Poi, all’inizio degli anni ’90, finito il periodo sabbatico, ritorna in pista per registrare quello che è a tutti gli effetti il suo primo disco, l’età per esordire da bluesman è quella giusta, l’etichetta pure, la Delmark, i musicisti anche, tra gli altri, Willie Kent, Dave Specter, Tad Robinson, Steve Freund,  il disco si chiama Wild Cards, e al di fuori della cerchia carbonara dei bluesofili, critica ed appassionati che apprezzano,  non se lo fila nessuno. A questo punto subentrano pure problemi di salute e per parecchi anni Al Miller non entra più in studio di registrazione, ma, a fine anni ’90, inizio anni ’00, con un fido manipolo di amici, tra i quali Dave Specter di nuovo, oltre a John Primer, Billy Flynn, Ken Saydak ed altri meno noti, viene registrato un nuovo album, che però, guarda caso, è questo …In Between Time, che a tredici anni dalla data originale, vede (di nuovo?) la luce.
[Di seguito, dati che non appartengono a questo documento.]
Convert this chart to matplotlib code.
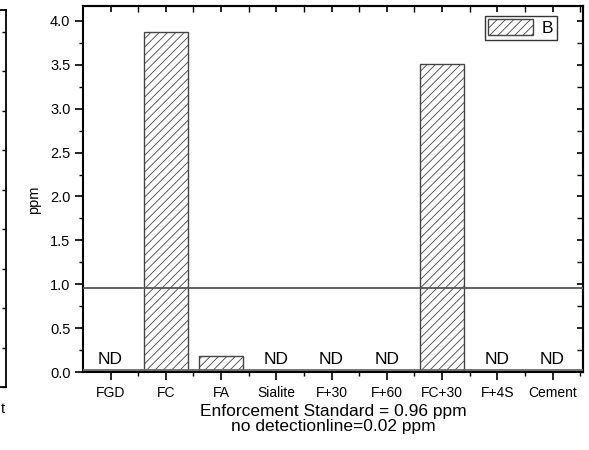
import matplotlib
matplotlib.use("Agg")
import matplotlib.pyplot as plt
from matplotlib.ticker import MultipleLocator, FixedLocator
import numpy as np

plt.rcParams['font.family'] = ['Liberation Sans', 'DejaVu Sans']
plt.rcParams['hatch.linewidth'] = 0.6
plt.rcParams['hatch.color'] = '#111111'

categories = ["FGD", "FC", "FA", "Sialite", "F+30", "F+60", "FC+30", "F+4S", "Cement"]
values = [0.0, 3.87, 0.18, 0.0, 0.0, 0.0, 3.51, 0.0, 0.0]
nd_flags = [True, False, False, True, True, True, False, True, True]
series_name = "B"
standard = 0.96
detection = 0.02
y_ticks = [0.0, 0.5, 1.0, 1.5, 2.0, 2.5, 3.0, 3.5, 4.0]

W, H = 589, 450
fig = plt.figure(figsize=(W / 100, H / 100), dpi=100)

def px(l, t, r, b):
    return [l / W, 1 - b / H, (r - l) / W, (b - t) / H]

# fragment of neighbouring panel on the left
axf = fig.add_axes(px(-200, 10, 5.5, 387))
axf.set_xlim(0, 1)
axf.set_ylim(0, (387 - 10) / 39.5)
axf.set_xticks([])
axf.yaxis.tick_right()
axf.yaxis.set_major_locator(MultipleLocator(1))
axf.tick_params(axis='y', which='major', direction='in', length=3, width=1, labelright=False)
for s in axf.spines.values():
    s.set_linewidth(1.3)
fig.text(4.5 / W, 1 - 413 / H, "t", ha='right', va='baseline', fontsize=10.5)

ax = fig.add_axes(px(83, 6, 583, 372))
x = np.arange(1, len(categories) + 1)
bars = ax.bar(x, values, width=0.8, facecolor='white', edgecolor='#444444',
              linewidth=1.0, hatch='////', label=series_name, zorder=2)
ax.axhline(standard, color='#555555', linewidth=1.3, zorder=3)
ax.axhline(detection, color='#666666', linewidth=1.3, zorder=3)

for xi, nd in zip(x, nd_flags):
    if nd:
        ax.text(xi, 0.06, "ND", ha='center', va='bottom', fontsize=12.5)

ax.set_xlim(0.5, 9.55)
ax.set_ylim(0, 4.17)
ax.set_xticks(x)
ax.set_xticklabels(categories, fontsize=10)
ax.xaxis.set_minor_locator(FixedLocator(np.arange(1.5, 9.6, 1.0)))
ax.set_yticks(y_ticks)
ax.set_yticklabels([f"{v:.1f}" for v in y_ticks], fontsize=10.5)
ax.yaxis.set_minor_locator(MultipleLocator(0.25))
ax.tick_params(axis='both', which='major', direction='out', length=6, width=1.2,
               top=False, right=False, pad=3)
ax.tick_params(axis='both', which='minor', direction='out', length=3, width=1.0,
               top=False, right=False)
ax.tick_params(axis='x', which='major', pad=4)

axt = ax.secondary_xaxis('top')
axt.set_xticks(x)
axt.set_xticklabels([])
axt.xaxis.set_minor_locator(FixedLocator(np.arange(1.5, 9.6, 1.0)))
axt.tick_params(which='major', direction='in', length=4, width=1.2)
axt.tick_params(which='minor', direction='in', length=4, width=1.0)
axr = ax.secondary_yaxis('right')
axr.set_yticks(y_ticks)
axr.set_yticklabels([])
axr.yaxis.set_minor_locator(MultipleLocator(0.25))
axr.tick_params(which='major', direction='in', length=4, width=1.2)
axr.tick_params(which='minor', direction='in', length=4, width=1.0)

for s in ax.spines.values():
    s.set_linewidth(1.5)
axt.spines['top'].set_linewidth(1.5)
axr.spines['right'].set_linewidth(1.5)

ax.set_ylabel("ppm", fontsize=10.5)
ax.yaxis.set_label_coords((41 - 83) / 500, (372 - 200) / 366)
ax.set_xlabel("Enforcement Standard = 0.96 ppm\nno detectionline=0.02 ppm",
              fontsize=12.5, labelpad=3, linespacing=1.0)

leg = ax.legend(loc='upper right', bbox_to_anchor=((557 - 83) / 500, (372 - 16) / 366),
                frameon=True, fancybox=False, fontsize=12.5, handlelength=2.6,
                handleheight=1.0, borderpad=0.2, handletextpad=0.5, borderaxespad=0)
leg.get_frame().set_edgecolor('black')
leg.get_frame().set_linewidth(1.0)

fig.savefig("out.png", dpi=100)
A questo punto fermiamo la macchina del tempo e ascoltiamo, anche se il suono è proprio quello degli anni appena descritti, Chicago, metà anni ’60, prima che “inventassero” il blues-rock e Jimi Hendrix, con un suono tecnicamente meno rudimentale ma una attitudine da neo-revivalisti che condivide con i compagni di avventura, non per nulla il disco è attribuito alla Al Miller Chicago Blues Band.

Scorrono 17 brani pieni di passione, per quasi 75 minuti di musica: ci sono ben tre cover del suo vecchio mentore Johnny Young, Tighten Up On It, My Baby Walked Out e lo strumentale I Got It , con l’armonica di Miller che divide la scena con la chitarra di Flynn e il piano di Saydak, c’è l’iniziale Rockin’ All Day che, nonostante il titolo, è quello con il suono più “arcaico”.  Una tosta I Need So You Bad scritta da B.B. King in quei gloriosi tempi, con la voce e la chitarra di John Primer in primo piano, con Specter e Miller che lo spalleggiano ai rispettivi strumenti. Tra i brani originali di Al Miller spicca l’ottima title-track con Miller per l’occasione alla chitarra e la slide di Billy Flynn che gli conferisce un’aura alla Muddy Waters. Flynn, ottimo anche nel suo brano strumentale Billy’s Boogie e in A Better Day dove fa una timida apparizione anche un wah-wah slide. John Primer canta in Dead Presidents di Willie Dixon e in 1839 Blues dal repertorio di Elmore James ed è la chitarra solista nell’omaggio, di nome e di fatto, Lawhorn Special, ad uno dei chitarristi storici della band di Waters, Sammy Lawhorn. Per il resto dell’album, Al Miller canta e soffia di gusto nella sua armonica quello che si è soliti definire il “blues originale”, come dice anche Scott Dirks nelle note del CD. Sarà poi vero? Ai posteri, e alla nostra macchina del tempo parcheggiata, l’ardua sentenza, per il momento archiviamo alla voce “piacevolmente demodé”!